There is a definition of a root system for any Coxeter group in the book: $\Phi = \{w(\alpha_s) : w \in W, s \in S\}$. The definition of the action of Coxeter group on the root system is defined by: $s_j (\alpha_i)=\alpha_i− \beta_j^{\vee}(\alpha_i) \beta_j$. How to compute $\beta_j^{\vee}(\alpha_i)$ in the case of Dihedral group? 
Thank you very much.
 A: This is a little awkward to answer, because $I_m$ isn't crystallographic for $m \not \in \{2,3,4,6 \}$, which makes it unclear how to normalize the lengths of the roots. Let $\alpha_1$ and $\alpha_2$ be the simple roots and $\alpha_1^{\vee}$ and $\alpha_2^{\vee}$ be the corresponding co-roots. Let $d_i$ be the positive real scalar $\alpha_i^{\vee}/\alpha_i$. Then the matrix of inner products $\alpha_i^{\vee}(\alpha_j)$ is
$$\begin{bmatrix}
2 & - 2 d_1 d_2^{-1} \cos(\pi/m) \\
-2 d_1^{-1} d_2 \cos(\pi/m) & 2 \\ 
\end{bmatrix}$$
In the crystallographic cases, one makes the unique (up to switching $d_1$ and $d_2$, and up to rescaling both simultaneously) choice of $d_i$ which makes this matrix have integer entries; this corresponds to making the lattice $\mathrm{Span}_{\mathbb{Z}}(\alpha_1, \alpha_2)$ be invariant under the reflection action. These are the matrices you listed above.

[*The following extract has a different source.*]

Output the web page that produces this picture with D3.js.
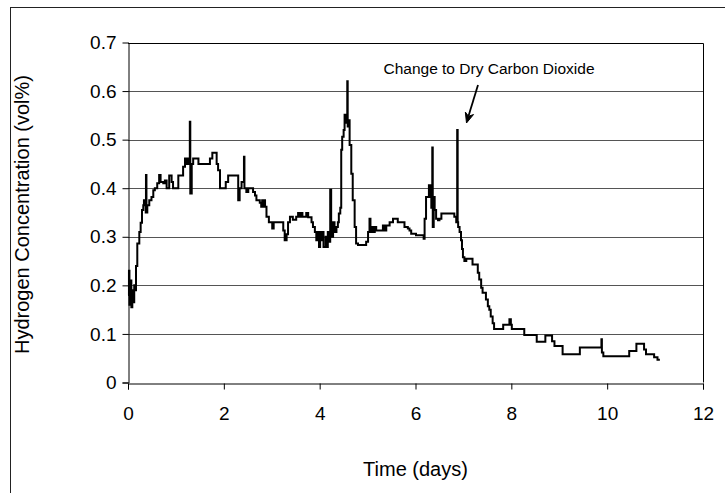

For $m \not \in \{ 2,3,4,6 \}$, no choice of $d_i$ has this property. When $m$ is odd, it is natural to take $d_1=d_2$, because we would like to have $w_0 \alpha_i = -\alpha_{3-i}$ where $w_0$ is the longest element. When $m$ is even, I know of no natural normalization.